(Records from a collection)
>>

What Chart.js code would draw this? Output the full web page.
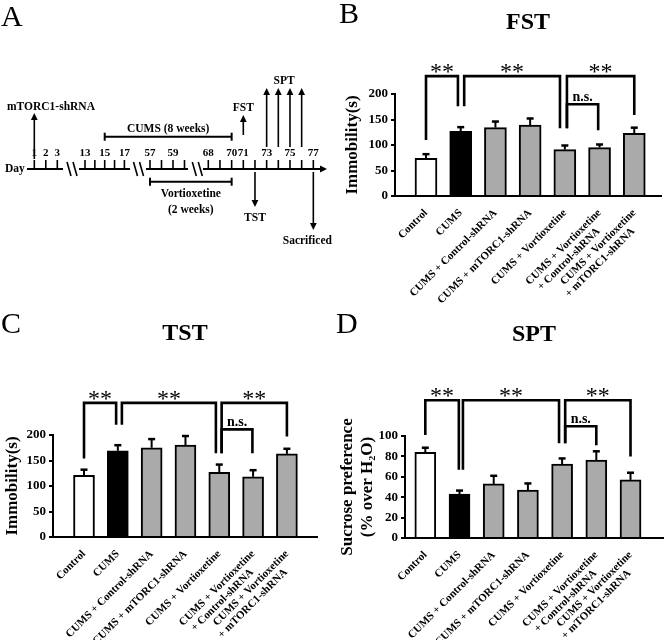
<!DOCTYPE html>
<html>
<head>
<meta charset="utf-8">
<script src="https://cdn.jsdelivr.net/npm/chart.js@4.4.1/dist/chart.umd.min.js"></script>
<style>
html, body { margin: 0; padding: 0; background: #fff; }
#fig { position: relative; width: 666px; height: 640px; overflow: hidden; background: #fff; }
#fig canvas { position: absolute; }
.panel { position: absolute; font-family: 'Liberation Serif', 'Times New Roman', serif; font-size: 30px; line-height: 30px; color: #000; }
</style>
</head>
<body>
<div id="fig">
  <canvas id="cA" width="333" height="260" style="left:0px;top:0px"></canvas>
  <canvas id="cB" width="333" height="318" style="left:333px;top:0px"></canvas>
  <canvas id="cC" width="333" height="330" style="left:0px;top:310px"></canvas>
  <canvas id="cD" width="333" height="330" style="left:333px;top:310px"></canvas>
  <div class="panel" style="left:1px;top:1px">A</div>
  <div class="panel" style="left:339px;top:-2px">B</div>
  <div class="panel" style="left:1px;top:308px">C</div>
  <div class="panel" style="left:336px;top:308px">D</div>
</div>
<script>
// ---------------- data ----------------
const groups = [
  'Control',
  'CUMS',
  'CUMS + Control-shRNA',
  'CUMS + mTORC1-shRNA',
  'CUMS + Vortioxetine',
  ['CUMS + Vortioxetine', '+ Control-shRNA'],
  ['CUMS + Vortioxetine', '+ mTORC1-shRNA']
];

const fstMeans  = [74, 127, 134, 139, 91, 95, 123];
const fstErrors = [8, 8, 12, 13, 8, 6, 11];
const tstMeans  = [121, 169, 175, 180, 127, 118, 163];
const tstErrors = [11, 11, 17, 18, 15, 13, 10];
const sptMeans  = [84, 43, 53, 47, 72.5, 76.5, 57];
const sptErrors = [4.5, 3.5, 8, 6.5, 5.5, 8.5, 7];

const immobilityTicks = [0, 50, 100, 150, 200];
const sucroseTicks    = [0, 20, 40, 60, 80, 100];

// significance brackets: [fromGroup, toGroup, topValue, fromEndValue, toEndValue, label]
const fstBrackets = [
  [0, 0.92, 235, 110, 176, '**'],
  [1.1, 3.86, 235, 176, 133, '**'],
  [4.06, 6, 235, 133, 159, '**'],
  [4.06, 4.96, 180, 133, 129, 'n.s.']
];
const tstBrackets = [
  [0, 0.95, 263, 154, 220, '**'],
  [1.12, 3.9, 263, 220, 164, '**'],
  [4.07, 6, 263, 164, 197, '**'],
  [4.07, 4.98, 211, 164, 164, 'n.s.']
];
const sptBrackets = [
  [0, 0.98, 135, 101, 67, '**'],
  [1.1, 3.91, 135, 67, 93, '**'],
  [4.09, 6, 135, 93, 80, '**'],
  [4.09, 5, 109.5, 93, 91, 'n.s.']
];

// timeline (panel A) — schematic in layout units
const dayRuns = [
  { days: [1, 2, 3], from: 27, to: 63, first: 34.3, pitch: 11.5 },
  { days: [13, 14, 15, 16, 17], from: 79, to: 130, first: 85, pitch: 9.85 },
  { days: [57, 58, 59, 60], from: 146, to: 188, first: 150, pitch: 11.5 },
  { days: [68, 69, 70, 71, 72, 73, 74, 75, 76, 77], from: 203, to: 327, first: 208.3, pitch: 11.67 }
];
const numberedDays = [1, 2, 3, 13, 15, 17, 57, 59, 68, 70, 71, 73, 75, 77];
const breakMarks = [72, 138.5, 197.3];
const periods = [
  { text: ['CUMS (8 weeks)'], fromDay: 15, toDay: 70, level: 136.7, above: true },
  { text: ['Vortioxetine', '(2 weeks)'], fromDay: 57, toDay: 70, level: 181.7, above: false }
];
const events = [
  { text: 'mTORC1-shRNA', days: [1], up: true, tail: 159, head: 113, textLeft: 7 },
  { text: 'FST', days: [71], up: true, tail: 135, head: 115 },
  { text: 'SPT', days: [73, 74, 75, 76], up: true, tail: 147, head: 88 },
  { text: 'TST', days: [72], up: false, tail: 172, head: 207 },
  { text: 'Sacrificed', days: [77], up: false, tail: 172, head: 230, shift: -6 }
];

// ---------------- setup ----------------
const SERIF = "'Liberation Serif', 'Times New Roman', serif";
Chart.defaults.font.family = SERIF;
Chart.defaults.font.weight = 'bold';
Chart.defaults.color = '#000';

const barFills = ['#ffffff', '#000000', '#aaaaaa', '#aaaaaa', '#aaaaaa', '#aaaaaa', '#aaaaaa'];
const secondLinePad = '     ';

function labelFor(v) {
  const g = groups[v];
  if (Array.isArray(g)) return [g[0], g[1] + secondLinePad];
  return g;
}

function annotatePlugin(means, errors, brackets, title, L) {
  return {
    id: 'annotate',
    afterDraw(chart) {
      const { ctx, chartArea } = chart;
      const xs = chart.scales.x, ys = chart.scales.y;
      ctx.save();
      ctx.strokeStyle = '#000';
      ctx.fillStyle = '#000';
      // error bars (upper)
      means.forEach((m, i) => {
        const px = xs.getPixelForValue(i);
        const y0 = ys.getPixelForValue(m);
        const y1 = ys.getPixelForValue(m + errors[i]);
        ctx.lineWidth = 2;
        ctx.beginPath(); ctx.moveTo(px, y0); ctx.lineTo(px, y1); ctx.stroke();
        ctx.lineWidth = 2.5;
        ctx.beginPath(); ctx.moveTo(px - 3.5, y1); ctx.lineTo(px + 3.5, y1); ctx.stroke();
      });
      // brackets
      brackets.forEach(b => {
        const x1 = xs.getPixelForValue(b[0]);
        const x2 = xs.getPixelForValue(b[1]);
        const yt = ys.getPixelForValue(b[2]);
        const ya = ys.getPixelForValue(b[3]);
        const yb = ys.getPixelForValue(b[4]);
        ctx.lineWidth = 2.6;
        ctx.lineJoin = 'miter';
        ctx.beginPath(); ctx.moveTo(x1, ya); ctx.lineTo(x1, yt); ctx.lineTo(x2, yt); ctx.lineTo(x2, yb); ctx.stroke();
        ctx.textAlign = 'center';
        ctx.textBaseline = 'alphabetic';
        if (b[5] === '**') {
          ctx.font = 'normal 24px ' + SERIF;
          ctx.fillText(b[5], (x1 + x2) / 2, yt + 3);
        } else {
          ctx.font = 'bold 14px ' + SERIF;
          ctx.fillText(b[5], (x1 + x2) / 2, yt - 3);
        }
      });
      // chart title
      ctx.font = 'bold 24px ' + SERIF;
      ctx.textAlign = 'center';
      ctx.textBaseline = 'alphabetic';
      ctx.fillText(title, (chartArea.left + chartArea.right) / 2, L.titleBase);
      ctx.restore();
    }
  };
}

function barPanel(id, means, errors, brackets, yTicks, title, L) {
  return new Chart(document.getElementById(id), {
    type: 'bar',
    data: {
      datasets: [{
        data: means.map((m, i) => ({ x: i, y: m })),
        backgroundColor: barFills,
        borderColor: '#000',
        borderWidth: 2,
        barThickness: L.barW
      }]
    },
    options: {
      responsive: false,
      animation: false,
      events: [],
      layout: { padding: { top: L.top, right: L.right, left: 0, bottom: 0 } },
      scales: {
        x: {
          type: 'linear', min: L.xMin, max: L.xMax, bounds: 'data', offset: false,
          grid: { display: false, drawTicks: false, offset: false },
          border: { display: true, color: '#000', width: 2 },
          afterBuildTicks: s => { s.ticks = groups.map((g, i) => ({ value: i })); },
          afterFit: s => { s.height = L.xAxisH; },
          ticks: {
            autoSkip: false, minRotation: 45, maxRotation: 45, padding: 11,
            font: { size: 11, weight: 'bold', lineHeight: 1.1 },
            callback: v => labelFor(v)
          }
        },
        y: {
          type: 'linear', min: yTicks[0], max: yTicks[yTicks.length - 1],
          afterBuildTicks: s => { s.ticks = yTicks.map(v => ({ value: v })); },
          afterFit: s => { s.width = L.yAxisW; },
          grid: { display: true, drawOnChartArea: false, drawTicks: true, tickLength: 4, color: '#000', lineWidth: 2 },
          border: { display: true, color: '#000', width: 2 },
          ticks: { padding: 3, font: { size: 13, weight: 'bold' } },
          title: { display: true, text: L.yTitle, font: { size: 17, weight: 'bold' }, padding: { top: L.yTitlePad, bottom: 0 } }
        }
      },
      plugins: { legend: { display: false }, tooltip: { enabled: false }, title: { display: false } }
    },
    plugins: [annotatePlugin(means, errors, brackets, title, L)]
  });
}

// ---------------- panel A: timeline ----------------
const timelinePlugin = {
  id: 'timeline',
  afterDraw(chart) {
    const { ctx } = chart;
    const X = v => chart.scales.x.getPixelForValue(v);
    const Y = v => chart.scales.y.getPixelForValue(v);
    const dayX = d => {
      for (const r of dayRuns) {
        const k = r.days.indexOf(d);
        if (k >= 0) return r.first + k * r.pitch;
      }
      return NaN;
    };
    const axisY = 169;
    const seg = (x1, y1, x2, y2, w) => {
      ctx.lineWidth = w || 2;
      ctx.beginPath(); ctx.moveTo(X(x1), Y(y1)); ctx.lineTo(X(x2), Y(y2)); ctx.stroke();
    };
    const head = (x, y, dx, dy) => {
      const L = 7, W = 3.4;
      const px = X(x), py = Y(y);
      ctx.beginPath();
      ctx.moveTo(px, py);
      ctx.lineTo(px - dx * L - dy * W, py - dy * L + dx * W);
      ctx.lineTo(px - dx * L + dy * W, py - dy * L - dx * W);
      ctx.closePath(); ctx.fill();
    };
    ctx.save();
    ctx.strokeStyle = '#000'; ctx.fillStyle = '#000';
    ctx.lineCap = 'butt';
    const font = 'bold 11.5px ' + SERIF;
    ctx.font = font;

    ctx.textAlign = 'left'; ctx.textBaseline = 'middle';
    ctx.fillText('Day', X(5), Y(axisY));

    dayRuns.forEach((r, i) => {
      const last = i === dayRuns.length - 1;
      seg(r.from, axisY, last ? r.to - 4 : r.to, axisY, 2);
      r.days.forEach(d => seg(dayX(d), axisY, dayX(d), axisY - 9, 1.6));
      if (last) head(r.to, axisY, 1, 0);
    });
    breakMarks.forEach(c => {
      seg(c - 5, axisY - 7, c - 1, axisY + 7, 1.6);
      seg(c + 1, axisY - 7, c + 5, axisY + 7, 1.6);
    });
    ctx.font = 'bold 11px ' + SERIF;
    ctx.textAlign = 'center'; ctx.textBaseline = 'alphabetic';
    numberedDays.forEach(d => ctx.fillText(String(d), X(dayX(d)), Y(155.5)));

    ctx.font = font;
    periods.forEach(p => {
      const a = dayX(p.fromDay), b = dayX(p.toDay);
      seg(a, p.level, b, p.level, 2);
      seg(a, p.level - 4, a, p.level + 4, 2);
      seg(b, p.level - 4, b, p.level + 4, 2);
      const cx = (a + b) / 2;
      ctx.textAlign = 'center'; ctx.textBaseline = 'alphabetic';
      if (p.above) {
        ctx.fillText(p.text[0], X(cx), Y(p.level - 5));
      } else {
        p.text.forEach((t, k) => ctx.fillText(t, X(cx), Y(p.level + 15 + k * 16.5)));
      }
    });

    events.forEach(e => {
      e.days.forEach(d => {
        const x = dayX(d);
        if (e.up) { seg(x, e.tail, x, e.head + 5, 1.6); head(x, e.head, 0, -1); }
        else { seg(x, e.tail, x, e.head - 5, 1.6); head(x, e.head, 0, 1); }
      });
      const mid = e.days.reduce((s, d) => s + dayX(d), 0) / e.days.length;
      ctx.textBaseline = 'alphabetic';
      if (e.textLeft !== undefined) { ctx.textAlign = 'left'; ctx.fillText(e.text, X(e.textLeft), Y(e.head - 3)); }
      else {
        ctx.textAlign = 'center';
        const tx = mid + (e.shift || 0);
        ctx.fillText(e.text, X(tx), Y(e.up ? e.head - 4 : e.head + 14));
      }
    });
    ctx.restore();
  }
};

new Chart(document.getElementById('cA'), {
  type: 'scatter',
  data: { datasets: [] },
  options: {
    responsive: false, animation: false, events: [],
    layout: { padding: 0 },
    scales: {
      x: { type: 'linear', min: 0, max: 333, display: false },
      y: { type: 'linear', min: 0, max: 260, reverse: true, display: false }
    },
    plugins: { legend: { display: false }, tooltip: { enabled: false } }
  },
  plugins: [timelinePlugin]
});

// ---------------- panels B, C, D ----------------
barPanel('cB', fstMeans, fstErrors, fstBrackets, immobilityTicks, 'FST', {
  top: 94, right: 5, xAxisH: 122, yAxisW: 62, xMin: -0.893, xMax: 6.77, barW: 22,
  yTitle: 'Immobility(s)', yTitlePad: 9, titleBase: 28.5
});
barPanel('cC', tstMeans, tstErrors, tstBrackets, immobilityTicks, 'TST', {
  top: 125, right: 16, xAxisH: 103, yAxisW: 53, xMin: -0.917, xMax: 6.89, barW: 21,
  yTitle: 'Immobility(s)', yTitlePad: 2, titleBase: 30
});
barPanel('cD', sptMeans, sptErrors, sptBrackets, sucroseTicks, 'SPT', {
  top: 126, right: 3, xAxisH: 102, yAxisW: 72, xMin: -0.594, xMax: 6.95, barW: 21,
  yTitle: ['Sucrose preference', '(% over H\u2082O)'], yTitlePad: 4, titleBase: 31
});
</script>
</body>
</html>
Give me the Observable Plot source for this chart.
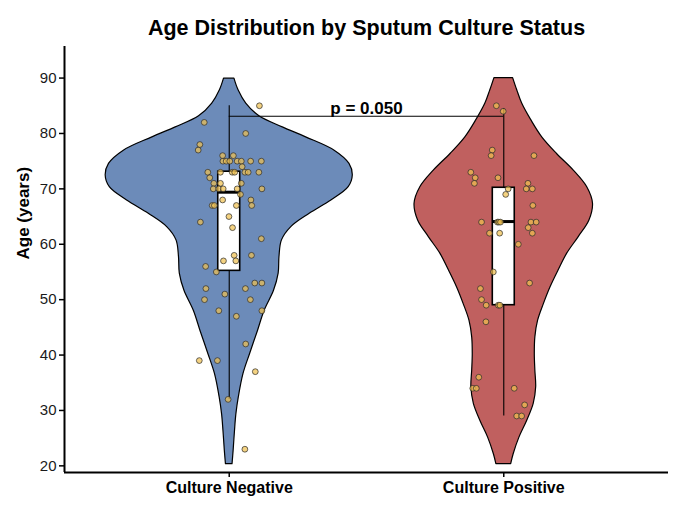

<<

GIVEN REQUEST: Identify each line in the records above that contains the word "this", and copy it out in full.

RESULT:
What Chart.js code would draw this? Output the full web page.
Give me the Observable Plot source for this chart.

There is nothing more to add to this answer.